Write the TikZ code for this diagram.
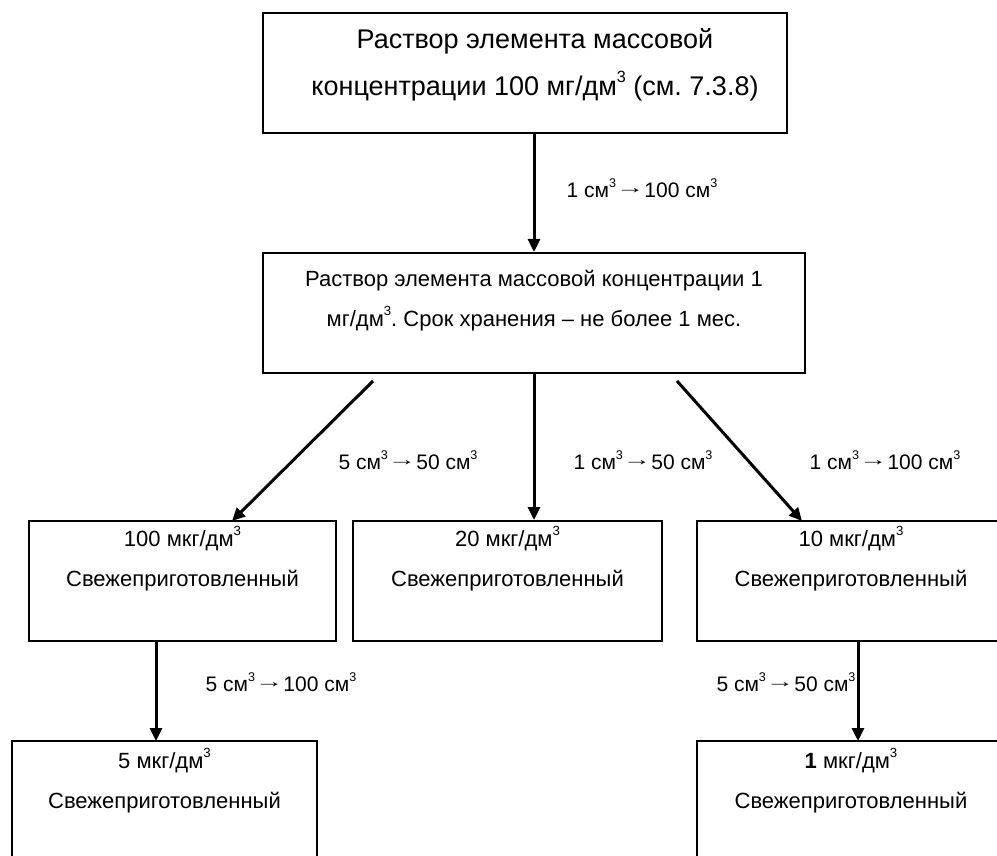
\documentclass[tikz,border=0pt]{standalone}
\usepackage{fontspec}
\setmainfont{Liberation Sans}
\usetikzlibrary{arrows.meta,calc}
\newcommand{\cub}{\raisebox{0.5em}{\scalebox{0.6}{3}}}
\newcommand{\cmc}{см\cub}
\newcommand{\myarr}{\raisebox{0.18em}{\scalebox{1.35}[0.8]{→}}}
\begin{document}
\frenchspacing
\begin{tikzpicture}[x=1pt,y=-1pt,
  box/.style={draw, line width=2pt, minimum width=#1, minimum height=120pt, inner sep=0pt},
  conn/.style={line width=3pt, -{Triangle[length=13pt,width=12pt]}},
  lbl/.style={font=\fontsize{21}{21}\selectfont\frenchspacing, inner sep=0pt},
  bigtxt/.style={font=\fontsize{27}{47}\selectfont\frenchspacing, align=center, inner sep=0pt},
  midtxt/.style={font=\fontsize{22}{40}\selectfont\frenchspacing, align=center, inner sep=0pt},
  smtxt/.style={font=\fontsize{22}{40}\selectfont\frenchspacing, align=center, inner sep=0pt}]
\useasboundingbox (0,0) rectangle (997,856);
\clip (0,0) rectangle (997,856);
\fill[white] (0,0) rectangle (997,856);
% boxes
\node[box=524pt] (b1) at (525,73) {};
\node[box=542pt] (b2) at (534,313) {};
\node[box=307pt] (b3) at (182.5,581) {};
\node[box=309pt] (b4) at (507.5,581) {};
\node[box=308pt] (b5) at (851,581) {};
\node[box=305pt] (b6) at (164.5,801) {};
\node[box=308pt] (b7) at (851,801) {};
% texts
\node[bigtxt] (t1) at (535,65) {Раствор элемента массовой\\концентрации 100 мг/дм\cub{} (см. 7.3.8)};
\node[midtxt] (t2) at (534,301) {Раствор элемента массовой концентрации 1\\мг/дм\cub. Срок хранения – не более 1 мес.};
\node[smtxt] (t3) at (182.5,559) {100 мкг/дм\cub\\Свежеприготовленный};
\node[smtxt] (t4) at (507.5,559) {20 мкг/дм\cub\\Свежеприготовленный};
\node[smtxt] (t5) at (851,559) {10 мкг/дм\cub\\Свежеприготовленный};
\node[smtxt] (t6) at (164.5,781) {5 мкг/дм\cub\\Свежеприготовленный};
\node[smtxt] (t7) at (851,781) {\textbf{1} мкг/дм\cub\\Свежеприготовленный};
% connector end points
\coordinate (dl1) at (373,381);
\coordinate (dl2) at (232,521);
\coordinate (dr1) at (677,381);
\coordinate (dr2) at (802,521);
% connectors
\draw[conn] (b1.south -| b2.north) -- (b2.north);
\draw[conn] (b2.south) -- (b2.south |- b4.north);
\draw[conn] (dl1) -- (dl2);
\draw[conn] (dr1) -- (dr2);
\draw[conn] (156,641) coordinate (c3) -- (156,741) coordinate (c6);
\draw[conn] (858,641) coordinate (c5) -- (858,741) coordinate (c7);
% labels
\node[lbl] (l1) at (642,188) {1 \cmc\myarr100 \cmc};
\node[lbl] (l2) at (408,460) {5 \cmc\myarr50 \cmc};
\node[lbl] (l3) at (643,460) {1 \cmc\myarr50 \cmc};
\node[lbl] (l4) at (885,460) {1 \cmc\myarr100 \cmc};
\node[lbl] (l5) at (281,682) {5 \cmc\myarr100 \cmc};
\node[lbl] (l6) at (786,682) {5 \cmc\myarr50 \cmc};
\end{tikzpicture}
\end{document}
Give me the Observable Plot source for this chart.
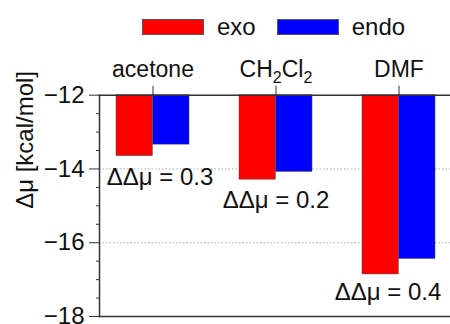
<!DOCTYPE html>
<html><head><meta charset="utf-8">
<script src="https://cdn.jsdelivr.net/npm/d3@7"></script>
<script src="https://cdn.jsdelivr.net/npm/@observablehq/plot@0.6"></script>
<style>
body{margin:0;background:#fff;font-family:"Liberation Sans",Arial,sans-serif;color:#111;width:450px;height:324px;overflow:hidden}
#legend{height:45px;display:flex;align-items:center;padding-left:142px;box-sizing:border-box;padding-top:9px;font-size:24px}
.sw{width:62px;height:16px;border:0.5px solid #555;box-sizing:border-box}
.lb{margin-left:13px;margin-right:21px;line-height:20px}
#chart svg{display:block}
</style></head>
<body>
<div id="legend"></div>
<div id="chart"></div>
<script>
const solvents = ["acetone", "CH2Cl2", "DMF"];
const exo = [-13.65, -14.29, -16.86];
const endo = [-13.34, -14.08, -16.44];
const ddmuLabels = ["ΔΔμ = 0.3", "ΔΔμ = 0.2", "ΔΔμ = 0.4"];
const seriesNames = ["exo", "endo"];
const seriesColors = ["#ff0000", "#0000ff"];
const yTicks = [-12, -14, -16, -18];
const yMinorTicks = [-12.5, -13, -13.5, -14.5, -15, -15.5, -16.5, -17, -17.5];
const gridValues = [-14, -16];
const yLabel = "Δμ [kcal/mol]";

const legend = document.getElementById("legend");
seriesNames.forEach((n, i) => {
  const s = document.createElement("div"); s.className = "sw"; s.style.background = seriesColors[i];
  const t = document.createElement("div"); t.className = "lb"; t.textContent = n;
  legend.append(s, t);
});

const data = solvents.map((s, i) => ({solvent: s, exo: exo[i], endo: endo[i], label: ddmuLabels[i]}));
const font = '"Liberation Sans", Arial, sans-serif';

const chart = Plot.plot({
  width: 450, height: 279,
  marginLeft: 99, marginRight: 0, marginTop: 49.7, marginBottom: 8,
  style: {fontSize: "24px", fontFamily: font, color: "#111", background: "#fff", overflow: "visible"},
  x: {domain: solvents, range: [90.6, 460.7], paddingInner: 0.405, paddingOuter: 0.2025, align: 0.5, axis: null},
  y: {domain: [-18, -12], axis: null},
  marks: [
    Plot.ruleY(gridValues, {stroke: "#aaa", strokeDasharray: "1.5,2", strokeWidth: 1}),
    Plot.barY(data, {x: "solvent", y1: () => -12, y2: "exo", insetRight: 36.7, fill: seriesColors[0], stroke: "#444", strokeWidth: 0.5}),
    Plot.barY(data, {x: "solvent", y1: () => -12, y2: "endo", insetLeft: 36.7, fill: seriesColors[1], stroke: "#444", strokeWidth: 0.5}),
    Plot.text(data.slice(0, 1), {x: "solvent", y: "exo", text: "label", dx: 7, dy: 21, fontSize: 24, fill: "#111"}),
    Plot.text(data.slice(1, 2), {x: "solvent", y: "exo", text: "label", dx: 0, dy: 21, fontSize: 24, fill: "#111"}),
    Plot.text(data.slice(2, 3), {x: "solvent", y: "exo", text: "label", dx: -11, dy: 18, fontSize: 24, fill: "#111"}),
    Plot.axisX({anchor: "top", tickSize: 10, tickPadding: 8, label: null, stroke: "#333", fontSize: 23}),
    Plot.axisY({anchor: "left", ticks: yTicks, tickSize: 10, tickPadding: 5, tickFormat: d3.format("d"), label: null, stroke: "#333", fontSize: 24}),
    Plot.axisY({anchor: "left", ticks: yMinorTicks, tickSize: 3, tickFormat: () => "", label: null, stroke: "#333"}),
    Plot.text([yLabel], {frameAnchor: "left", text: d => d, rotate: -90, dx: -74, dy: 3, fontSize: 24, fill: "#111"}),
    Plot.frame({anchor: "top", stroke: "#333", strokeWidth: 1.5}),
    Plot.frame({anchor: "left", stroke: "#333", strokeWidth: 1.5}),
    Plot.frame({anchor: "bottom", stroke: "#333", strokeWidth: 1.5})
  ]
});
document.getElementById("chart").append(chart);

// subscripts for CH2Cl2
chart.querySelectorAll("text").forEach(t => {
  if (t.textContent === "CH2Cl2") {
    t.textContent = "";
    const parts = [["CH", 0, null], ["2", 6, 16], ["Cl", -6, null], ["2", 6, 16]];
    parts.forEach(([s, dy, fs]) => {
      const ts = document.createElementNS("http://www.w3.org/2000/svg", "tspan");
      ts.textContent = s;
      if (dy) ts.setAttribute("dy", dy);
      if (fs) ts.setAttribute("font-size", fs);
      t.appendChild(ts);
    });
  }
});
</script>
</body></html>
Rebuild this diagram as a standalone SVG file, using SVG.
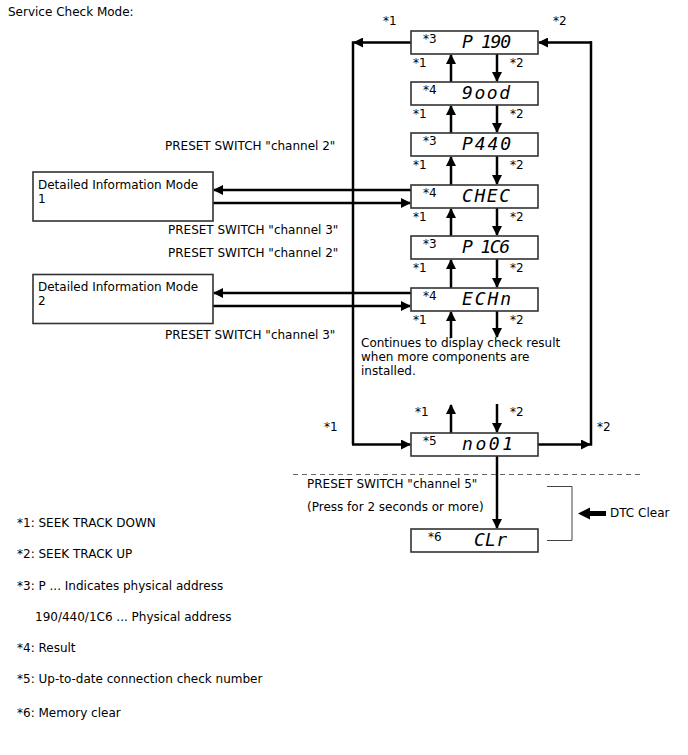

- _EXERCISE DIRECTIONS_
Copy each line holding the word "this" from the listing above.

- _RESULT OF THE EXERCISE_
Write the TikZ code for this diagram.
Give me the Observable Plot source for this chart.
Rebuild this diagram as a standalone SVG file, using SVG.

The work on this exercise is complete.